Das Team aus Schweizer und deutschen Forschern unter Leitung der Universität Würzburg hat sich eine Kernfrage der Ökologie vorgenommen, die bis heute kontrovers diskutiert wird: Warum gibt es in den Tropen mehr Arten als in höheren Breiten? Und analog: Warum gibt es im Flachland mehr Arten als in der Höhe?
Es gibt dazu verschiedene Hypothesen, die beispielsweise das Nahrungsangebot, die Niederschlagsmenge, Lebensraumstrukturen oder verfügbare Fläche als Ursache für die ungleiche Verteilung der Artenvielfalt sehen. Einer anderen Hypothese zufolge spielt die Temperatur die wichtigste Rolle, weil Stoffwechselprozesse bei Kälte langsamer ablaufen als bei wärmeren Temperaturen. Demnach hängt auch die Artbildung davon ab, wie warm oder kalt ein Lebensraum ist.
Bisherige Studien untersuchten jedoch meist bestimmte Artengruppen, wie Vögel, Ameisen oder Farne in verschiedenen Weltregionen oder in zunehmenden Höhenlagen in den Alpen. Die Ergebnisse stützten dabei mal die eine, mal die andere These.
Artenvielfalt am Kilimandscharo
Finanziert durch den Schweizerischen Nationalfonds und die Deutsche Forschungsgesellschaft führte das Forschungsteam während vier Jahren eine neue Studie am Kilimandscharo durch - einem der grössten Klimagradienten der Erde. Nun berichten sie im Fachblatt "Nature Communications" von den Ergebnissen.

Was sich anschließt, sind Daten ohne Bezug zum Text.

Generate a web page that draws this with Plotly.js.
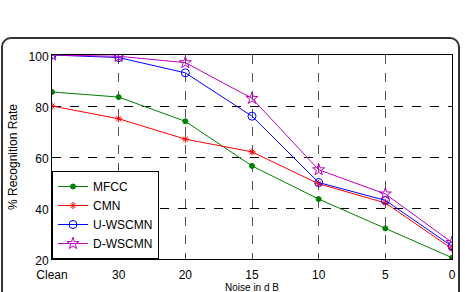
<!DOCTYPE html>
<html><head><meta charset="utf-8">
<script src="https://cdn.plot.ly/plotly-3.0.1.min.js"></script>
<style>
html,body{margin:0;padding:0;background:#fff;}
#wrap{position:relative;width:465px;height:292px;overflow:hidden;}
#frame{position:absolute;left:1px;top:37px;width:459px;height:300px;border:2px solid #333;border-radius:10px;box-sizing:border-box;}
#chart{position:absolute;left:0;top:0;width:465px;height:293px;}
</style></head>
<body><div id="wrap"><div id="frame"></div><div id="chart"></div></div>
<script>
const categories = ["Clean","30","20","15","10","5","0"];
const mfcc   = [85.5, 83.5, 74, 56.5, 43.5, 32, 20.5];
const cmn    = [80, 75, 67, 62, 49.5, 42, 24];
const uwscmn = [100, 99, 93, 76, 50, 43, 25];
const dwscmn = [100, 99.5, 97, 83, 55, 45.5, 26.5];
const yTicks = [20,40,60,80,100];

function tr(name, y, color, symbol, size){
  return {x: categories, y: y, name: name, type:'scatter', mode:'lines+markers',
    line:{color: color, width:1}, marker:{symbol: symbol, size: size, color: color,
    line:{color: color, width:1}}};
}
const data = [
  tr('MFCC', mfcc, '#008000', 'circle', 5),
  tr('CMN', cmn, '#ff0000', 'asterisk-open', 6),
  tr('U-WSCMN', uwscmn, '#0000ff', 'circle-open', 8),
  tr('D-WSCMN', dwscmn, '#c000c0', 'star-open', 9)
];
const font = {family:'Liberation Sans, Arial, sans-serif', size:12, color:'#000'};
const layout = {
  width:465, height:293, margin:{l:52, r:13, t:55, b:34},
  paper_bgcolor:'rgba(0,0,0,0)', plot_bgcolor:'#fff', font: font,
  showlegend:true,
  legend:{x:0, y:0, xanchor:'left', yanchor:'bottom', bgcolor:'#fff',
    bordercolor:'#000', borderwidth:1, font:{family:font.family, size:12},
    tracegroupgap:0, itemwidth:30},
  xaxis:{type:'category', range:[0,6], showline:true, mirror:true, linecolor:'#000', linewidth:1,
    showgrid:true, gridcolor:'#555', griddash:'dash', gridwidth:1,
    ticks:'outside', ticklen:5, tickcolor:'rgba(0,0,0,0)', tickfont:{size:12},
    title:{text:'Noise in d B', font:{size:10}, standoff:0}, zeroline:false},
  yaxis:{range:[20,100], tickvals:yTicks, showline:true, mirror:true, linecolor:'#000', linewidth:1,
    showgrid:true, gridcolor:'#000', griddash:'dash', gridwidth:1, ticks:'', tickfont:{size:12},
    ticklabelshift:2,
    title:{text:'% Recognition Rate', font:{size:12}, standoff:8}, zeroline:false}
};
Plotly.newPlot('chart', data, layout, {displayModeBar:false, staticPlot:true});
</script></body></html>
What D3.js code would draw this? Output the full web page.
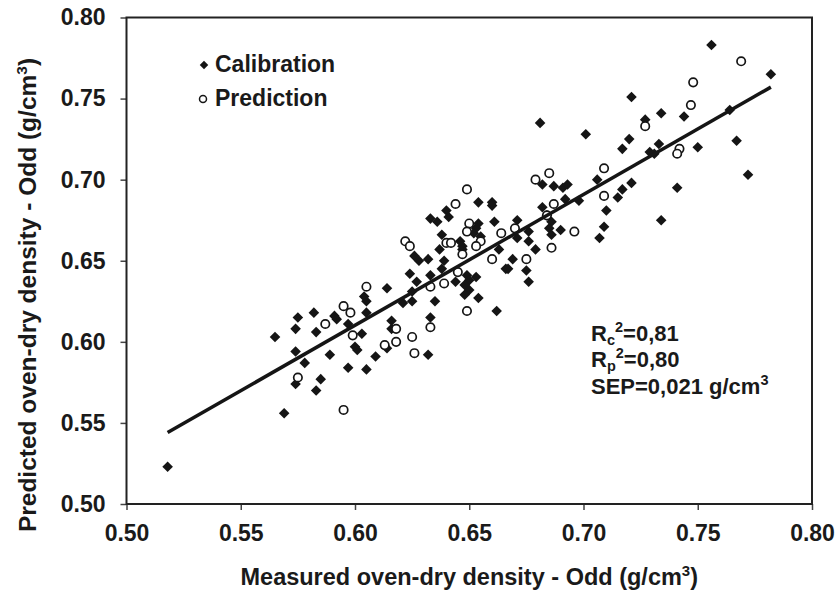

Von den Savannen am Fuss des Berges bis zur Vegetationsgrenze auf eine Höhe von 4550 Metern untersuchten die Forschenden acht Pflanzengruppen und 17 Tiergruppen, wie die Universität Bern am Donnerstag mitteilte. So viele Gruppen wurden demnach nie zuvor parallel untersucht.
"So konnten wir nicht nur den Artenreichtum einzelner Gruppen analysieren, sondern den ganzer Lebensgemeinschaften", erklärte Studienautor Markus Fischer von der Universität Bern gemäss der Mitteilung der Hochschule.
Temperatur setzt die Grenzen
Dabei stellte sich die Temperatur als wichtigster Faktor heraus, um die gesamte Artenvielfalt zu erklären. Je mehr Gruppen von Arten man zusammen betrachte, desto wichtiger sei der Faktor Temperatur, sagte Fischer im Gespräch mit der Nachrichtenagentur sda.
"Auf Ebene einzelner Gruppen kommen auch andere Mechanismen zum Tragen, wie beispielsweise das Nahrungsangebot oder die Struktur der Lebensräume", so Fischer weiter. Das erkläre auch die Ergebnisse früherer Studien, die die Artenvielfalt innerhalb von Gruppen auf solch andere Mechanismen zurückgeführt hatten.
Auch für die Verteilung der Artenvielfalt zwischen Tropen und kälteren Regionen spielen vermutlich weitere Mechanismen eine Rolle. "Von einem Berg, auch wenn es der höchste freistehende Berg der Welt ist, kann man nicht unbedingt auf die ganze Welt schliessen", gab Fischer zu bedenken.
Die Studie spreche jedoch sehr dafür, dass Temperatur die Gesamtartenvielfalt begrenzt. Innerhalb dieser Grenzen bestimmen dann weitere Faktoren mit, wie artenreich verschiedene Gruppen wie Vögel, Ameisen oder Farne in einem Lebensraum vertreten sind.